In der Koalition gestritten wird auch über die vorgesehenen Kürzungen im Sozialetat sowie den Umgang mit der Atombranche. So lehnte CSU-Chef Horst Seehofer es am Montag strikt ab, im Falle einer Laufzeitverlängerung von Kernkraftwerken die Zusatzgewinne der Betreiber über die geplante Brennelementesteuer hinaus abzuschöpfen. Sprecher des Wirtschafts- und des Finanzministeriums bemühten sich zugleich, den Haushaltskonflikt herunterzuspielen. Man werde sich schon einigen, hieß es.
Leser*innenkommentare
vic
Gast
Bin gespannt wer als nächster hinschmeisst.

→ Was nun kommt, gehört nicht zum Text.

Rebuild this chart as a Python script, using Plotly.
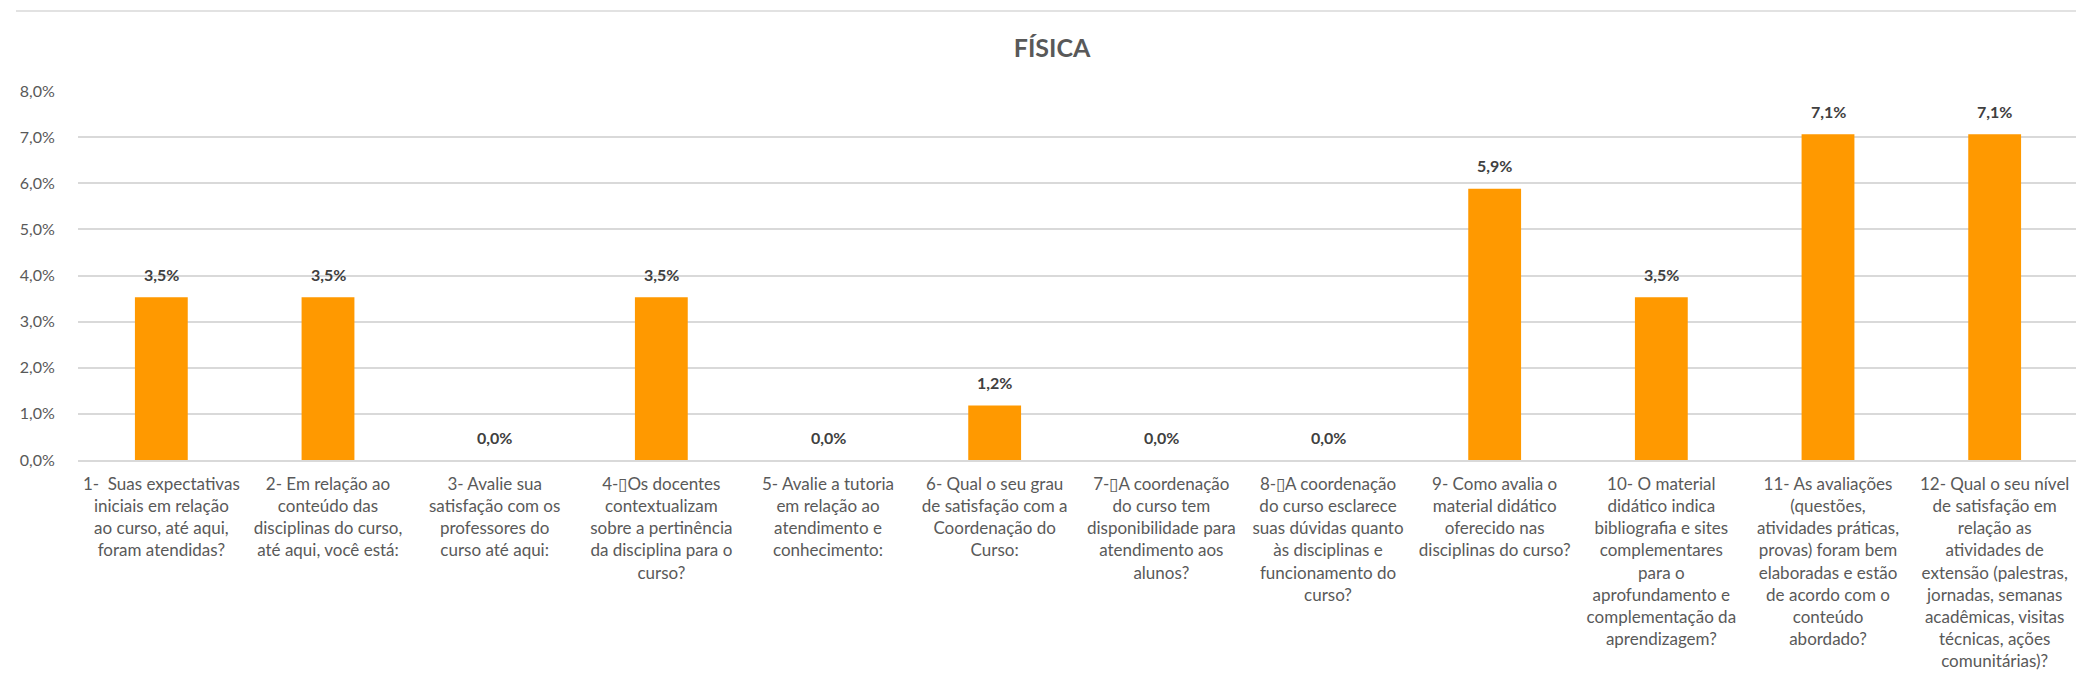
import plotly.graph_objects as go

# questions (x categories), as broken into lines in the original chart
questions = [
    "1-  Suas expectativas<br>iniciais em relação<br>ao curso, até aqui,<br>foram atendidas?",
    "2- Em relação ao<br>conteúdo das<br>disciplinas do curso,<br>até aqui, você está:",
    "3- Avalie sua<br>satisfação com os<br>professores do<br>curso até aqui:",
    "4-\u25afOs docentes<br>contextualizam<br>sobre a pertinência<br>da disciplina para o<br>curso?",
    "5- Avalie a tutoria<br>em relação ao<br>atendimento e<br>conhecimento:",
    "6- Qual o seu grau<br>de satisfação com a<br>Coordenação do<br>Curso:",
    "7-\u25afA coordenação<br>do curso tem<br>disponibilidade para<br>atendimento aos<br>alunos?",
    "8-\u25afA coordenação<br>do curso esclarece<br>suas dúvidas quanto<br>às disciplinas e<br>funcionamento do<br>curso?",
    "9- Como avalia o<br>material didático<br>oferecido nas<br>disciplinas do curso?",
    "10- O material<br>didático indica<br>bibliografia e sites<br>complementares<br>para o<br>aprofundamento e<br>complementação da<br>aprendizagem?",
    "11- As avaliações<br>(questões,<br>atividades práticas,<br>provas) foram bem<br>elaboradas e estão<br>de acordo com o<br>conteúdo<br>abordado?",
    "12- Qual o seu nível<br>de satisfação em<br>relação as<br>atividades de<br>extensão (palestras,<br>jornadas, semanas<br>acadêmicas, visitas<br>técnicas, ações<br>comunitárias)?",
]

# percentage per question
percent = [3.53, 3.53, 0.0, 3.53, 0.0, 1.18, 0.0, 0.0, 5.88, 3.53, 7.06, 7.06]

y_ticks = [0, 1, 2, 3, 4, 5, 6, 7, 8]
y_tick_labels = ["0,0%", "1,0%", "2,0%", "3,0%", "4,0%", "5,0%", "6,0%", "7,0%", "8,0%"]

FONT = "Lato"

fig = go.Figure()
fig.add_trace(go.Bar(x=questions, y=percent, marker_color="#FF9900",
                     marker_line_width=0, hoverinfo="skip"))

# data labels above the bars
for q, v in zip(questions, percent):
    fig.add_annotation(x=q, y=v, text=f"{v:.1f}%".replace(".", ","),
                       showarrow=False, yanchor="middle", yshift=23,
                       font=dict(family=FONT, size=16, color="#404040", weight="bold"))

# thin border line at the top of the chart area
fig.add_shape(type="line", xref="paper", yref="paper", x0=-0.031, x1=1.0,
              y0=1.2168, y1=1.2168, line=dict(color="#D9D9D9", width=1.5))

# page body adds 8px, so margins are shifted accordingly
fig.update_layout(
    width=2084, height=700,
    margin=dict(l=65, r=14, t=83, b=248),
    paper_bgcolor="white", plot_bgcolor="white",
    bargap=0.683,
    showlegend=False,
    font=dict(family=FONT, color="#595959"),
    title=dict(text="<b>FÍSICA</b>", x=0.501, xanchor="center", y=0.943, yanchor="middle",
               font=dict(family=FONT, size=25, color="#595959")),
)
fig.update_yaxes(range=[0, 8], tickmode="array", tickvals=y_ticks, ticktext=y_tick_labels,
                 showgrid=True, gridcolor="#D9D9D9", gridwidth=1.5,
                 zeroline=False, showline=False,
                 ticks="outside", ticklen=19, tickcolor="rgba(0,0,0,0)",
                 tickfont=dict(family=FONT, size=16, color="#595959"))
fig.update_xaxes(showline=True, linecolor="#D9D9D9", linewidth=1.5,
                 ticks="outside", ticklen=8, tickcolor="rgba(0,0,0,0)",
                 tickangle=0,
                 tickfont=dict(family=FONT, size=17, color="#595959"))

fig.write_html("out.html")
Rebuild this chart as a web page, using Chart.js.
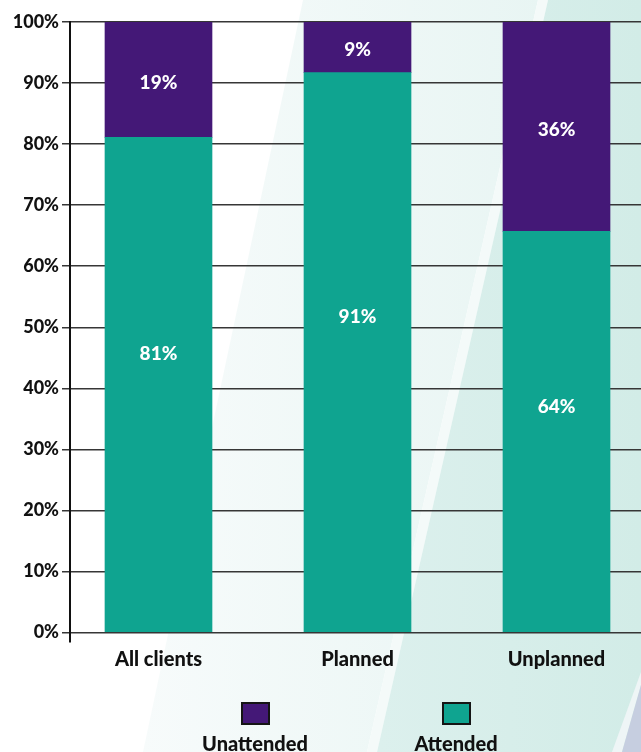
<!DOCTYPE html>
<html>
<head>
<meta charset="utf-8">
<script src="https://cdn.jsdelivr.net/npm/chart.js@4.4.0/dist/chart.umd.min.js"></script>
<style>
  html, body { margin: 0; padding: 0; }
  body { width: 641px; height: 752px; position: relative; overflow: hidden; background: #fff; font-family: Lato, sans-serif; }
  #sfondo { position: absolute; left: 0; top: 0; }
  #box { position: absolute; left: 0; top: 0; width: 641px; height: 752px; }
  .leg { position: absolute; top: 702px; width: 140px; text-align: center; }
  .leg .q { width: 25px; height: 19px; border: 2px solid #151515; margin: 0 auto; }
  .leg span { display: block; margin-top: 6px; font-weight: 900; font-size: 20px; line-height: 24px; color: #111; }
</style>
</head>
<body>
<!-- sfondo a bande diagonali -->
<svg id="sfondo" width="641" height="752">
  <defs>
    <linearGradient id="g1" x1="140" y1="0" x2="545" y2="0" gradientUnits="userSpaceOnUse">
      <stop offset="0" stop-color="#f7fbfb"/>
      <stop offset="1" stop-color="#e8f5f3"/>
    </linearGradient>
    <linearGradient id="g2" x1="380" y1="0" x2="641" y2="0" gradientUnits="userSpaceOnUse">
      <stop offset="0" stop-color="#dcf0ed"/>
      <stop offset="1" stop-color="#d2ece7"/>
    </linearGradient>
  </defs>
  <polygon points="303,0 538,0 367,752 143,752" fill="url(#g1)"/>
  <polygon points="538,0 548,0 377,752 367,752" fill="#f4faf9"/>
  <polygon points="548,0 641,0 641,752 377,752" fill="url(#g2)"/>
  <polygon points="641,672 641,685 622,752 612,752" fill="#eef5f6"/>
  <polygon points="641,685 641,752 622,752" fill="#c6cee0"/>
</svg>

<div id="box"><canvas id="myChart" width="641" height="752"></canvas></div>

<div class="leg" style="left:185px"><div class="q" style="background:#441877"></div><span>Unattended</span></div>
<div class="leg" style="left:386px"><div class="q" style="background:#0fa490"></div><span>Attended</span></div>

<script>
var categorie = ['All clients', 'Planned', 'Unplanned'];
var attended = [81.1, 91.7, 65.7];
var unattended = [18.9, 8.3, 34.3];
var attendedLabels = ['81%', '91%', '64%'];
var unattendedLabels = ['19%', '9%', '36%'];
var yTicks = [0, 10, 20, 30, 40, 50, 60, 70, 80, 90, 100];

var viola = '#441877';
var verde = '#0fa490';

function punti(arr) {
  var out = [];
  for (var i = 0; i < arr.length; i++) {
    out.push({ x: i, y: arr[i] });
  }
  return out;
}

// etichette bianche dentro le barre
var etichette = {
  id: 'etichette',
  afterDatasetsDraw: function(chart) {
    var ctx = chart.ctx;
    ctx.save();
    ctx.fillStyle = '#fff';
    ctx.font = '900 19px Lato';
    ctx.textAlign = 'center';
    ctx.textBaseline = 'middle';
    chart.data.datasets.forEach(function(ds, d) {
      var meta = chart.getDatasetMeta(d);
      meta.data.forEach(function(bar, i) {
        var p = bar.getProps(['x', 'y', 'base'], true);
        var y;
        if (d == 0) {
          y = p.base - (p.base - p.y) * 0.565 + 1;
        } else {
          y = (p.y + p.base) / 2 + 3;
        }
        ctx.fillText(ds.testi[i], p.x, y);
      });
    });
    ctx.restore();
  }
};

// asse y che scende un po' sotto lo zero
var asse = {
  id: 'asse',
  afterDraw: function(chart) {
    var ctx = chart.ctx;
    var a = chart.chartArea;
    ctx.save();
    ctx.strokeStyle = '#111';
    ctx.lineWidth = 2;
    ctx.beginPath();
    ctx.moveTo(a.left, a.bottom);
    ctx.lineTo(a.left, a.bottom + 10);
    ctx.stroke();
    ctx.restore();
  }
};

function grafico() {
  var ctx = document.getElementById('myChart');
  var chart = new Chart(ctx, {
    type: 'bar',
    data: {
      datasets: [{
        label: 'Attended',
        data: punti(attended),
        testi: attendedLabels,
        backgroundColor: verde
      }, {
        label: 'Unattended',
        data: punti(unattended),
        testi: unattendedLabels,
        backgroundColor: viola
      }]
    },
    options: {
      responsive: false,
      animation: false,
      layout: { padding: { top: 22, right: 0, bottom: 0, left: 0 } },
      barThickness: 107,
      plugins: {
        legend: { display: false },
        tooltip: { enabled: false }
      },
      scales: {
        x: {
          type: 'linear',
          stacked: true,
          offset: false,
          min: -0.4447,
          max: 2.4246,
          grid: { display: false, drawTicks: false, offset: false },
          border: { display: false },
          afterBuildTicks: function(scale) {
            scale.ticks = categorie.map(function(c, i) { return { value: i }; });
          },
          afterFit: function(scale) { scale.height = 119.5; },
          ticks: {
            padding: 15,
            color: '#111',
            font: { family: 'Lato', weight: '900', size: 20 },
            callback: function(v) { return categorie[v]; }
          }
        },
        y: {
          stacked: true,
          min: 0,
          max: 100,
          afterBuildTicks: function(scale) {
            scale.ticks = yTicks.map(function(v) { return { value: v }; });
          },
          afterFit: function(scale) { scale.width = 70; },
          grid: { color: '#363636', lineWidth: 1.5, tickLength: 8 },
          border: { color: '#111', width: 2 },
          ticks: {
            padding: 3,
            color: '#111',
            font: { family: 'Lato', weight: '900', size: 18 },
            callback: function(v) { return v + '%'; }
          }
        }
      }
    },
    plugins: [etichette, asse]
  });
}

document.fonts.load('900 20px Lato').then(grafico, grafico);
</script>
</body>
</html>
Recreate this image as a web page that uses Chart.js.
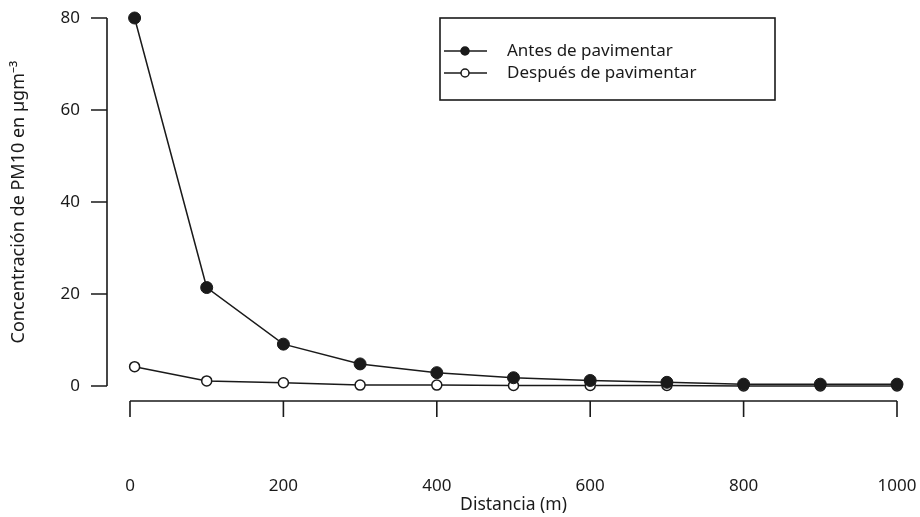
<!DOCTYPE html>
<html>
<head>
<meta charset="utf-8">
<script src="https://cdn.jsdelivr.net/npm/chart.js@4.4.0/dist/chart.umd.min.js"></script>
<style>
  html, body { margin: 0; padding: 0; background: #fff; }
  #wrap { width: 920px; height: 517px; }
</style>
</head>
<body>
<div id="wrap"><canvas id="chart"></canvas></div>
<script>
// PM10 vs distance, before / after paving

const distancia = [6, 100, 200, 300, 400, 500, 600, 700, 800, 900, 1000];
const antes     = [80, 21.4, 9.1, 4.8, 2.9, 1.8, 1.2, 0.8, 0.4, 0.4, 0.4];
const despues   = [4.2, 1.1, 0.7, 0.2, 0.2, 0.1, 0.1, 0.1, 0, 0, 0];

const serieLabels = ["Antes de pavimentar", "Después de pavimentar"];
const xTitle = "Distancia (m)";
const yTitle = "Concentración de PM10 en µgm⁻³";

const ink = "#1a1a1a";
Chart.defaults.font.family = "'Noto Sans', sans-serif";
Chart.defaults.color = ink;

const toPoints = (ys) => distancia.map((x, i) => ({ x, y: ys[i] }));

// R-style axes, detached from the plot area
const detachedAxes = {
  id: "detachedAxes",
  afterDraw(chart) {
    const { ctx, chartArea, scales } = chart;
    const xs = scales.x, ys = scales.y;
    ctx.save();
    ctx.strokeStyle = ink;
    ctx.lineWidth = 1.6;

    // y axis
    const ax = chartArea.left - 23;
    ctx.beginPath();
    ctx.moveTo(ax, ys.getPixelForValue(ys.min));
    ctx.lineTo(ax, ys.getPixelForValue(ys.max));
    ys.ticks.forEach(t => {
      const py = ys.getPixelForValue(t.value);
      ctx.moveTo(ax - 16, py);
      ctx.lineTo(ax, py);
    });
    ctx.stroke();

    // x axis
    const ay = chartArea.bottom + 15;
    ctx.beginPath();
    ctx.moveTo(xs.getPixelForValue(xs.min), ay);
    ctx.lineTo(xs.getPixelForValue(xs.max), ay);
    xs.ticks.forEach(t => {
      const px = xs.getPixelForValue(t.value);
      ctx.moveTo(px, ay);
      ctx.lineTo(px, ay + 16);
    });
    ctx.stroke();
    ctx.restore();
  }
};

// boxed legend, top right
const boxLegend = {
  id: "boxLegend",
  afterDraw(chart) {
    const { ctx } = chart;
    const bx = 440, by = 18, bw = 335, bh = 82;
    ctx.save();
    ctx.strokeStyle = ink;
    ctx.lineWidth = 1.6;
    ctx.strokeRect(bx, by, bw, bh);

    chart.data.datasets.forEach((ds, i) => {
      const cy = by + 33 + i * 22;
      ctx.beginPath();
      ctx.lineWidth = 1.5;
      ctx.moveTo(bx + 4, cy);
      ctx.lineTo(bx + 47, cy);
      ctx.stroke();
      ctx.beginPath();
      ctx.arc(bx + 25, cy, 4, 0, Math.PI * 2);
      ctx.fillStyle = ds.pointBackgroundColor;
      ctx.fill();
      ctx.stroke();

      ctx.fillStyle = ink;
      ctx.font = "17px 'Noto Sans', sans-serif";
      ctx.textBaseline = "middle";
      ctx.fillText(ds.label, bx + 67, cy);
    });
    ctx.restore();
  }
};

// fixed scale sizes, no extra label padding added by the layout
const fixSize = (w, h) => (s) => {
  if (w) s.width = w;
  if (h) s.height = h;
  s.paddingTop = 0; s.paddingBottom = 0;
  s.paddingLeft = 0; s.paddingRight = 0;
};

new Chart(document.getElementById("chart"), {
  type: "line",
  data: {
    datasets: [
      {
        label: serieLabels[0],
        data: toPoints(antes),
        borderColor: ink,
        borderWidth: 1.5,
        pointRadius: 6,
        pointBackgroundColor: ink,
        pointBorderColor: ink,
        pointBorderWidth: 1,
        tension: 0,
        clip: false,
      },
      {
        label: serieLabels[1],
        data: toPoints(despues),
        borderColor: ink,
        borderWidth: 1.5,
        pointRadius: 5,
        pointBackgroundColor: "#ffffff",
        pointBorderColor: ink,
        pointBorderWidth: 1.5,
        tension: 0,
        clip: false,
      }
    ]
  },
  options: {
    responsive: true,
    maintainAspectRatio: false,
    animation: false,
    layout: { padding: { top: 18, right: 23, left: 0, bottom: 0 } },
    scales: {
      x: {
        type: "linear",
        min: 0,
        max: 1000,
        afterFit: fixSize(0, 131),
        grid: { display: false, drawTicks: false },
        border: { display: false },
        ticks: {
          stepSize: 200, padding: 90, color: ink, font: { size: 17 },
          callback: (v) => String(v)
        },
        title: { display: true, text: xTitle, color: ink, font: { size: 17.5 }, padding: { top: 0, bottom: 1 } }
      },
      y: {
        min: 0,
        max: 80,
        afterFit: fixSize(130, 0),
        grid: { display: false, drawTicks: false },
        border: { display: false },
        ticks: { stepSize: 20, padding: 50, color: ink, font: { size: 17 } },
        title: { display: true, text: yTitle, color: ink, font: { size: 18 }, padding: { top: 8, bottom: 0 } }
      }
    },
    plugins: {
      legend: { display: false },
      tooltip: { enabled: false }
    }
  },
  plugins: [detachedAxes, boxLegend]
});
</script>
</body>
</html>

Ich hab da eine Wunschliste, lass mich aber auch gerne überaschen.
Daniel
Gast
Stammtisch-Brüderle springt die Intelligenz auch nur so aus dem Gesicht.
IchBins
Gast
Haha der gute Herr B. hängt doch ganz offensichtlich an der Lein der Industrie. Die haben den richtig klasse abgerichtet, der kläfft auf Befehl wann immer die Großindustrie auch nur ein wenig belastet werden soll.
Seim
Gast
Der Brüderle ist einer der wenigen FDP-Leute, die sich nicht wie ein Dackel an der Leine führen lassen.
Sondermann
Gast
Man muss Herrn Schäuble politisch nicht mögen; aber wo er volkswirtschaftlich recht hat, ist: Staatseinnahmen und -Ausgaben nach den Gesichtspunkten von Effizienz und Gerechtigkeit auszutarieren. Im Verkehrsbereich scheint ihm das gut gelungen, im Insolvenzrecht ist seine Maßnahme zumindest effizient. Bei pauschalen versus verbrauchsabhängigen Steuern ist zu bedenken: Eine CO2-gestaffelte Flugsteuer mag gerechter sein, aber die pauschale Variante ist mit weniger Verwaltungsaufwand einzutreiben. Wenn ich den Flugverkehr umweltpolitisch sowieso reduzieren will, kann ich auch die vielen Kurzstreckenflüge durch die Pauschale unattraktiv machen. Dann lohnt sich der Aufwand der Verbrauchsstaffel nicht.